Dataset excerpt -
______
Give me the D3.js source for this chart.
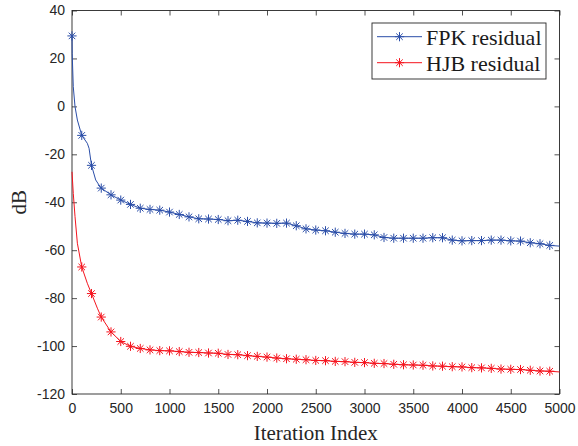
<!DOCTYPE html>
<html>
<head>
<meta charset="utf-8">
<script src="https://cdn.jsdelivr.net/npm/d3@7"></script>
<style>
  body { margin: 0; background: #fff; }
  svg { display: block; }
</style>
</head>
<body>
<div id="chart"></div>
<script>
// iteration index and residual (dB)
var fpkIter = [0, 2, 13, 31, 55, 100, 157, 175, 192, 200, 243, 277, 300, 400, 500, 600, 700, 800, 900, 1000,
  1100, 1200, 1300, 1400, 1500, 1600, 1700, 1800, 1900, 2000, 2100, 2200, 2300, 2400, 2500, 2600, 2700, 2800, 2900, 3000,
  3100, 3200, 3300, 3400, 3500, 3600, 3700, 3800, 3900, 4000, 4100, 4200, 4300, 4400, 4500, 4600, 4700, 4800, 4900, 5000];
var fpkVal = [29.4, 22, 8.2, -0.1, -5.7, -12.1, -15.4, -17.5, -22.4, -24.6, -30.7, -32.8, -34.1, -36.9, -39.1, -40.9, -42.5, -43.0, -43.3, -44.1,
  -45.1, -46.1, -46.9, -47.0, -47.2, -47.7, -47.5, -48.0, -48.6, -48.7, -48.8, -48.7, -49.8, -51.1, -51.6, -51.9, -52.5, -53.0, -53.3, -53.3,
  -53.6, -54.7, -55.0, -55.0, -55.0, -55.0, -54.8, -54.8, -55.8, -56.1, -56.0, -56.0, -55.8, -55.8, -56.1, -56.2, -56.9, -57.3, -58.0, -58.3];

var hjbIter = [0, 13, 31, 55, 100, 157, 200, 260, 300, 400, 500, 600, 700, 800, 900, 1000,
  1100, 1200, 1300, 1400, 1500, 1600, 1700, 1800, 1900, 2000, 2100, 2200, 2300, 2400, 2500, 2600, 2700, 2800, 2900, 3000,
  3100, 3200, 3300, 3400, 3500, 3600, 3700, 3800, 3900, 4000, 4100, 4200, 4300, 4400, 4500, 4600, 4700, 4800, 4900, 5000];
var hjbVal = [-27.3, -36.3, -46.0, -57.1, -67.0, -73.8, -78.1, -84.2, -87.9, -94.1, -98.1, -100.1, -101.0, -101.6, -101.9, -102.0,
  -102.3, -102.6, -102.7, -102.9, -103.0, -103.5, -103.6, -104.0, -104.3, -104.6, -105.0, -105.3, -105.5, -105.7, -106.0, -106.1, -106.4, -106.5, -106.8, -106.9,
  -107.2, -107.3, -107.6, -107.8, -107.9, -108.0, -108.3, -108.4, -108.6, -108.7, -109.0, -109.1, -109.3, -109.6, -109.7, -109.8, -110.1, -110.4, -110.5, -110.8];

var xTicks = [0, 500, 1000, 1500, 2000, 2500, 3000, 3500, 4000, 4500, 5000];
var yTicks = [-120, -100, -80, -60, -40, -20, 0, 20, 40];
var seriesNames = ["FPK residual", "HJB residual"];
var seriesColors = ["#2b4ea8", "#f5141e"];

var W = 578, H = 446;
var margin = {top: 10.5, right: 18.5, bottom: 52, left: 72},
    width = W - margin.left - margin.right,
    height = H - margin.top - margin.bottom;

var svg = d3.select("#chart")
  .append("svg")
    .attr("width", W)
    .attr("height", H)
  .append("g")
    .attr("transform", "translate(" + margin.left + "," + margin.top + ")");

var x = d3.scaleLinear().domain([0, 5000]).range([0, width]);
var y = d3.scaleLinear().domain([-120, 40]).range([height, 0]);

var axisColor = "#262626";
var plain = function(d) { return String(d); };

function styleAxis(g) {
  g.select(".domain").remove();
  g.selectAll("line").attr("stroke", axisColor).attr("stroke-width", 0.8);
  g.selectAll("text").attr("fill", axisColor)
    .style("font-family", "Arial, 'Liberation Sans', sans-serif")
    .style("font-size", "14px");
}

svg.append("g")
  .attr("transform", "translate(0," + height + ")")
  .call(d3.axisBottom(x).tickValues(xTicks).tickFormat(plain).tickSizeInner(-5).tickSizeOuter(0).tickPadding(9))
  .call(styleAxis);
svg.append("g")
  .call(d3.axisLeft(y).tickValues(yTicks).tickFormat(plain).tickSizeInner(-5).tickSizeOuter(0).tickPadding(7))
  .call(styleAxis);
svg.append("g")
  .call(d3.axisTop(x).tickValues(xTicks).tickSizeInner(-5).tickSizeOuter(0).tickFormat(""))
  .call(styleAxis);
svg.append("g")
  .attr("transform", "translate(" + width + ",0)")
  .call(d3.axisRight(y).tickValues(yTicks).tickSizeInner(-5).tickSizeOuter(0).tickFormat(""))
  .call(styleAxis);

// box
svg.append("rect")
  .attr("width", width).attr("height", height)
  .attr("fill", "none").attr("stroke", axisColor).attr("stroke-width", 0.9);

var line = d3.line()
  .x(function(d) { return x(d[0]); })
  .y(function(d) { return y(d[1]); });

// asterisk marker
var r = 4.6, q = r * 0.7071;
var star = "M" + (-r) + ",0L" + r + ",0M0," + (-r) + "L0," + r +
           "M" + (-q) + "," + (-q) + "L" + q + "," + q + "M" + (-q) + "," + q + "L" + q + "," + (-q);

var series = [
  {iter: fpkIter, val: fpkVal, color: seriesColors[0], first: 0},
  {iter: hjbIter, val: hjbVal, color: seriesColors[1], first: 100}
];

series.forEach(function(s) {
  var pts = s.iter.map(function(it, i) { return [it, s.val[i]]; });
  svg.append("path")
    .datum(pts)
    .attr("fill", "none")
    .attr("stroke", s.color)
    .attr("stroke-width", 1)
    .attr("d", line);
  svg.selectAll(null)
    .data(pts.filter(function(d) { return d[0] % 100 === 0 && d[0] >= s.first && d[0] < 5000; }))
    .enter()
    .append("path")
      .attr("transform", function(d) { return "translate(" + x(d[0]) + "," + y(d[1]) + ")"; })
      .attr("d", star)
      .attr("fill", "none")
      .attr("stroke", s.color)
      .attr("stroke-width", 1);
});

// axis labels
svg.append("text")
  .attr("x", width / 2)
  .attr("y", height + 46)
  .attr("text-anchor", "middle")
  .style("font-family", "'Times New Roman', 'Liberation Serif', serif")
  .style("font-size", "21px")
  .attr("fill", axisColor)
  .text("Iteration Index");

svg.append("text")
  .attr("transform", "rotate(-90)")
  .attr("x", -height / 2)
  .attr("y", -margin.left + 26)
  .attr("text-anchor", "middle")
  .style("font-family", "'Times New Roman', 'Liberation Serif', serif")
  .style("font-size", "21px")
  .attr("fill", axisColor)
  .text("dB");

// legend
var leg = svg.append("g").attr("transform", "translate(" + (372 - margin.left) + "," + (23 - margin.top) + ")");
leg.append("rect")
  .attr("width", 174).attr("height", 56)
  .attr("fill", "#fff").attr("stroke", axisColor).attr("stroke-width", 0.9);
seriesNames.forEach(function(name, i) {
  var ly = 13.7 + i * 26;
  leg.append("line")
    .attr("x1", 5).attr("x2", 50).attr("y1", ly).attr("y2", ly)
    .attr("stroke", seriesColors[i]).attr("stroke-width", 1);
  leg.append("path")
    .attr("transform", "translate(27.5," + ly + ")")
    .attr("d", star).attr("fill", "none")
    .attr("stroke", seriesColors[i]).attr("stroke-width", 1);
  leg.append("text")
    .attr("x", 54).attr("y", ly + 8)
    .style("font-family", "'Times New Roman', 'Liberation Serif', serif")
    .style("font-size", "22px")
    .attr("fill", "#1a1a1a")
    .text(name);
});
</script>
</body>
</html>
______
Written instruction - Go from the first line of the listing to the line holding "-57.3, -58.0, -58.3];" and, please, transcribe those lines exactly, both included, with no pictures.

Task output -
Give me the D3.js source for this chart.
<!DOCTYPE html>
<html>
<head>
<meta charset="utf-8">
<script src="https://cdn.jsdelivr.net/npm/d3@7"></script>
<style>
  body { margin: 0; background: #fff; }
  svg { display: block; }
</style>
</head>
<body>
<div id="chart"></div>
<script>
// iteration index and residual (dB)
var fpkIter = [0, 2, 13, 31, 55, 100, 157, 175, 192, 200, 243, 277, 300, 400, 500, 600, 700, 800, 900, 1000,
  1100, 1200, 1300, 1400, 1500, 1600, 1700, 1800, 1900, 2000, 2100, 2200, 2300, 2400, 2500, 2600, 2700, 2800, 2900, 3000,
  3100, 3200, 3300, 3400, 3500, 3600, 3700, 3800, 3900, 4000, 4100, 4200, 4300, 4400, 4500, 4600, 4700, 4800, 4900, 5000];
var fpkVal = [29.4, 22, 8.2, -0.1, -5.7, -12.1, -15.4, -17.5, -22.4, -24.6, -30.7, -32.8, -34.1, -36.9, -39.1, -40.9, -42.5, -43.0, -43.3, -44.1,
  -45.1, -46.1, -46.9, -47.0, -47.2, -47.7, -47.5, -48.0, -48.6, -48.7, -48.8, -48.7, -49.8, -51.1, -51.6, -51.9, -52.5, -53.0, -53.3, -53.3,
  -53.6, -54.7, -55.0, -55.0, -55.0, -55.0, -54.8, -54.8, -55.8, -56.1, -56.0, -56.0, -55.8, -55.8, -56.1, -56.2, -56.9, -57.3, -58.0, -58.3];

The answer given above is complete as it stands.